Published Friday, September 27, 2019
by Joe Maniscalco/
Governor Cuomo Urged To Sign Bill Aimed At ‘Lifting Up’ Con Ed Cleaners

(NEW YORK CITY) - Building Service Workers tasked with keeping Con Edison offices safe and orderly are living lives of quiet desperation, struggling without health insurance, the ability to claim sick days - and, in many cases, earning minimum wage salaries despite being on the job for more than a decade.
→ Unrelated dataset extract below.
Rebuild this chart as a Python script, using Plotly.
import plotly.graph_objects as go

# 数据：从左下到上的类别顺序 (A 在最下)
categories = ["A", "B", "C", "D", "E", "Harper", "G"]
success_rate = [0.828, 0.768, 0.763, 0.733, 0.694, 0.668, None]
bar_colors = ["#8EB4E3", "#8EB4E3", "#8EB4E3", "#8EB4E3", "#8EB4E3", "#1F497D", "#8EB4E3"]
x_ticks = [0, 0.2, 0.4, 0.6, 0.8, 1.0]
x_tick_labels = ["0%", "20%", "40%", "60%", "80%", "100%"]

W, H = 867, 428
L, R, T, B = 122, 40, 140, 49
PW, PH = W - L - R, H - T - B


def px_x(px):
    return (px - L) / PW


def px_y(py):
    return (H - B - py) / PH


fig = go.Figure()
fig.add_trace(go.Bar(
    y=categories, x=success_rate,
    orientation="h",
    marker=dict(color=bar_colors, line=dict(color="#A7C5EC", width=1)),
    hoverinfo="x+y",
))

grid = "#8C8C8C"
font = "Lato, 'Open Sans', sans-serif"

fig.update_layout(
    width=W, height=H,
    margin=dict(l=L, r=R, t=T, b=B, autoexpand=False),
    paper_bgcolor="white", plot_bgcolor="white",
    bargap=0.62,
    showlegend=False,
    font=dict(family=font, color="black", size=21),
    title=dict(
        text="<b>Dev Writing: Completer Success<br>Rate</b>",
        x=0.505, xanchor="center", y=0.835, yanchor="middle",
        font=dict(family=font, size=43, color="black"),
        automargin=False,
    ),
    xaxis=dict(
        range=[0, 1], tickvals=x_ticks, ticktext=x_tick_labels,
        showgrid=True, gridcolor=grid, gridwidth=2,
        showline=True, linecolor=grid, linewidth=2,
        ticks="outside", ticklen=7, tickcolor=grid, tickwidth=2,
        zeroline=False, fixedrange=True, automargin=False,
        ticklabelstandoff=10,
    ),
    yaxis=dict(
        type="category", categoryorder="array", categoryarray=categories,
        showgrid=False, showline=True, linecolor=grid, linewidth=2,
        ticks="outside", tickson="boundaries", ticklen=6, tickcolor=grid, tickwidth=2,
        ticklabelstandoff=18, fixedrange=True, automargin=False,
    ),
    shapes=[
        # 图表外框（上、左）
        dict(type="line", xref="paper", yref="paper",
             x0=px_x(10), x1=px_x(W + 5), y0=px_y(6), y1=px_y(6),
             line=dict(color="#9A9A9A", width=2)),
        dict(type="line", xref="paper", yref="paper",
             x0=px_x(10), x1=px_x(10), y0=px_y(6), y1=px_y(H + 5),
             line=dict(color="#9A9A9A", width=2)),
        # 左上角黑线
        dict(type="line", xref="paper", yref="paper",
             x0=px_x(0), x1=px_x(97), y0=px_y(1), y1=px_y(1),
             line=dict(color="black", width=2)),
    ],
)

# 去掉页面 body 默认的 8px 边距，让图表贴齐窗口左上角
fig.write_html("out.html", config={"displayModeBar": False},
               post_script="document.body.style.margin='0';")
And Con Ed’s response?  Not our problem

This past Spring, the ongoing plight of some 2,000 Janitors and Security Officers working at privately-owned utility companies - including Con Edison, moved both the New York State Assembly and Senate to pass legislation calling for the Workers to be paid the Prevailing Wage. 

But that legislation is now sitting on Governor Andrew Cuomo’s desk awaiting his signature.
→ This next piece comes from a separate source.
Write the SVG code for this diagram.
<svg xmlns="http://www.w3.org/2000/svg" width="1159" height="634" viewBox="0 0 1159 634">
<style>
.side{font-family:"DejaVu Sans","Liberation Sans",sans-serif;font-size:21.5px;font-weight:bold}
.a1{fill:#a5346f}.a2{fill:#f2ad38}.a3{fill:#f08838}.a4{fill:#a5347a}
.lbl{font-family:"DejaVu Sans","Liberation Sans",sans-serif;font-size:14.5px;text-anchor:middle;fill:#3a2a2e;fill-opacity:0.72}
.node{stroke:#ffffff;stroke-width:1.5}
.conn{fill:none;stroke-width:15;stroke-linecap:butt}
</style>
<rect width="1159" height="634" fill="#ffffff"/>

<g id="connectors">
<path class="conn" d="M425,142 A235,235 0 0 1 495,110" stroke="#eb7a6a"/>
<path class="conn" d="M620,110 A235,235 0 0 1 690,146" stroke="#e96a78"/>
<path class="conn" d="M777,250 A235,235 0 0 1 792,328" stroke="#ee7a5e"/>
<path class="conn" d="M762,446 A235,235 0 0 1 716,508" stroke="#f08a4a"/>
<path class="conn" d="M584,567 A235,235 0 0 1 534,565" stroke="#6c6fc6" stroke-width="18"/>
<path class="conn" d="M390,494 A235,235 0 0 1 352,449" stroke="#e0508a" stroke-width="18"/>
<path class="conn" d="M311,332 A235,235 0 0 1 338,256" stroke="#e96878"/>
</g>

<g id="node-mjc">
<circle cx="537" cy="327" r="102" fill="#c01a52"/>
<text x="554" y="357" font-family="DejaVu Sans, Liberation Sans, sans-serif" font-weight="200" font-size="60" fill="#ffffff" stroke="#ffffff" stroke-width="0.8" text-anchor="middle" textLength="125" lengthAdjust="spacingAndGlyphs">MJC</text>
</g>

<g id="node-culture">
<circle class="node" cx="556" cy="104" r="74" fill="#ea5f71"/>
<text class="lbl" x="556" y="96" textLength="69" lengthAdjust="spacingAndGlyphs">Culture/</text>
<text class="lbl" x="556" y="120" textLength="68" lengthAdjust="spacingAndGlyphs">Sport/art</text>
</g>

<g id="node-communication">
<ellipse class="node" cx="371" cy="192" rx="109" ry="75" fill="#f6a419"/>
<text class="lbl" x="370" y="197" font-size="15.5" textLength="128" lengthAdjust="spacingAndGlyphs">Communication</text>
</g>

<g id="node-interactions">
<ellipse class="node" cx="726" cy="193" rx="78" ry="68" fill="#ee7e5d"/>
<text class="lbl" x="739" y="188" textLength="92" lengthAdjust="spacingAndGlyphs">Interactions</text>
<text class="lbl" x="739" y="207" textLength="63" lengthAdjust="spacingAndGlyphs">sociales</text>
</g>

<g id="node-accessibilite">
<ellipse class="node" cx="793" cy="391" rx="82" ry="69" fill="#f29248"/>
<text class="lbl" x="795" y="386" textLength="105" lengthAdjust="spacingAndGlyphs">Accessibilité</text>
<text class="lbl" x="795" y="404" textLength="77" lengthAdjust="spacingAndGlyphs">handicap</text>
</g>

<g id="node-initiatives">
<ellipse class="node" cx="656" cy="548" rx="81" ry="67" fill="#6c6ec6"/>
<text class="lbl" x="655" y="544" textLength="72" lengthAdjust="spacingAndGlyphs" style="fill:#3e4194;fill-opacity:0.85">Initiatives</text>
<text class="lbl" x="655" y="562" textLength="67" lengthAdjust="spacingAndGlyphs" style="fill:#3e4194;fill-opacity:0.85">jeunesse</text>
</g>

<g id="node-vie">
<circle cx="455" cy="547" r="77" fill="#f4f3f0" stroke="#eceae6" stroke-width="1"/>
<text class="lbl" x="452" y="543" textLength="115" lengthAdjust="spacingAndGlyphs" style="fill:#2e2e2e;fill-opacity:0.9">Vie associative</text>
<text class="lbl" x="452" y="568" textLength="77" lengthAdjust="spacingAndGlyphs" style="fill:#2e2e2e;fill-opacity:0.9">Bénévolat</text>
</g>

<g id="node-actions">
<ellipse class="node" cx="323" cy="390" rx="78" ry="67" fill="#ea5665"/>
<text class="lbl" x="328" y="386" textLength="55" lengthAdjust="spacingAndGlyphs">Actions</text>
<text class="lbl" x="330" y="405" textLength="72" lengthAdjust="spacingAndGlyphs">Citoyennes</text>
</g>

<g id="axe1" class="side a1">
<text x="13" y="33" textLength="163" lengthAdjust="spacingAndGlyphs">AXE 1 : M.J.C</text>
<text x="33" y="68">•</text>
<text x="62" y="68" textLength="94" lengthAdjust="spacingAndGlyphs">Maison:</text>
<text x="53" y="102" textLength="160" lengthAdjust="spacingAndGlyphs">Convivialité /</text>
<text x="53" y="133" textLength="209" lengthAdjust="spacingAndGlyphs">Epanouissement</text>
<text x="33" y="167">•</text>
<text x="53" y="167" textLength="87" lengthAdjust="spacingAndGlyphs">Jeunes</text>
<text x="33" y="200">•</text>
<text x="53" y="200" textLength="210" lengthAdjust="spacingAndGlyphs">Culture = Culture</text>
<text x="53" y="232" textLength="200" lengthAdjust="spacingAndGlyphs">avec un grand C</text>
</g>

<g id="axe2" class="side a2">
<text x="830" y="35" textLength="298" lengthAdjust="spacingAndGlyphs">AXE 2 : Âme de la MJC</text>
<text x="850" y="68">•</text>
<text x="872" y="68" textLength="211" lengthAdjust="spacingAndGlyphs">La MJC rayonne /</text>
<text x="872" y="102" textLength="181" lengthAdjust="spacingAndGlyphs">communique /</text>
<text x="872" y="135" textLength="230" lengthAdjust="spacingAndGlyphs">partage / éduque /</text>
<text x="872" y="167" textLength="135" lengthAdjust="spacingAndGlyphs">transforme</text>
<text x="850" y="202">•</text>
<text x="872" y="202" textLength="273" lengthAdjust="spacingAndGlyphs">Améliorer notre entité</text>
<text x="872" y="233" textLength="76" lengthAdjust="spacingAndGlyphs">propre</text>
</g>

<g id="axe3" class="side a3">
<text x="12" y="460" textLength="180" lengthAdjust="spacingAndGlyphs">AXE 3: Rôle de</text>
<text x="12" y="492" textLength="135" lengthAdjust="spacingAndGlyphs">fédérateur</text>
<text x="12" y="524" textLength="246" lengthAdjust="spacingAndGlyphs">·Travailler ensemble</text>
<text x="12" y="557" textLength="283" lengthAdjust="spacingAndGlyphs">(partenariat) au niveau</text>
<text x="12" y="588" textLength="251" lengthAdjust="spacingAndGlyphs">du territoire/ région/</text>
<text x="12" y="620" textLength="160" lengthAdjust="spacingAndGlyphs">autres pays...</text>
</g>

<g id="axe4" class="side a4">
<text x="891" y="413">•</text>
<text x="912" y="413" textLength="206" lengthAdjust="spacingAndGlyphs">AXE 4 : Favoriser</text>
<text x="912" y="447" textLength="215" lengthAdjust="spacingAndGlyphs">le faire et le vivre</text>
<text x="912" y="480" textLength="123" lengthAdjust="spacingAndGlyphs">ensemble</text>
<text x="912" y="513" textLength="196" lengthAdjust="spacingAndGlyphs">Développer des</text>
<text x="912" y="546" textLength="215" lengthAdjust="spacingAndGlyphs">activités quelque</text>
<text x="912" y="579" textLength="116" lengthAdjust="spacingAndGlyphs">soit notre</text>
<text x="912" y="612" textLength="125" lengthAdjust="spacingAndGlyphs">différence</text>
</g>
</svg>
Earlier this week, Assembly Member Yuh-Line Niou (Democrat-65th District) - sponsor to the bill in the lower chamber, joined Members of 32BJ Service Employees International Union (SEIU) and affected Building Cleaners and Security Offices in a rally that took place outside Con Ed’s 4 Irving Place HQ, urging Cuomo to sign the bill.

“We ‘need to fight for this bill,’” Niou told a vociferous crowd of about 50 32BJ purple-clad demonstrators rallying on the corner of Irving Place and East 14th Street. “Fair wages ‘result in an increased quality of life for Public Utility Workers.’  ‘Providing a fair wage also helps companies who will see less turnover and increased Worker satisfaction, productivity and efficiency.’” 

32BJ, the largest Property Services Union in the U.S. with more than 175,000 Members in 11 states, strongly supports the bill, arguing that as a monopoly, “Con Edison has refused to reciprocate the public support it receives and has allowed its contractors to pay workers the Minimum Wage, with few, if any benefits.”

“Con Edison ‘is a monopoly that operates on city property and they have to do better when they’re using their subcontractor Nelson and Imperial,’” City Council Member Ben Kallos (Democrat-5th District) said at the rally. “They ‘can’t pay just Minimum Wage, they can’t ignore health benefits.’”

But Con Ed doesn’t see it that way.

The giant utility company subcontracts building services work to two subcontractors: Imperial and Nelson.

When asked why Con Ed doesn’t already pay Building Cleaners and Security Officers Prevailing Wages and benefits, Phil O’Brien, Con Ed’s Assistant Director of Media Relations, curtly told LaborPress: “This ‘is a matter between the Workers and their employer.’”

Building Services Worker Carlos Ramirez said that he must work overtime or a second job just to scrape by, and that he hopes with the “Constitution and democracy in this country, we can have a living wage that allows ups to live with dignity.” 

When asked about the status of the bill, the Governor’s Office said it is under review, but did not indicate when action might be forthcoming.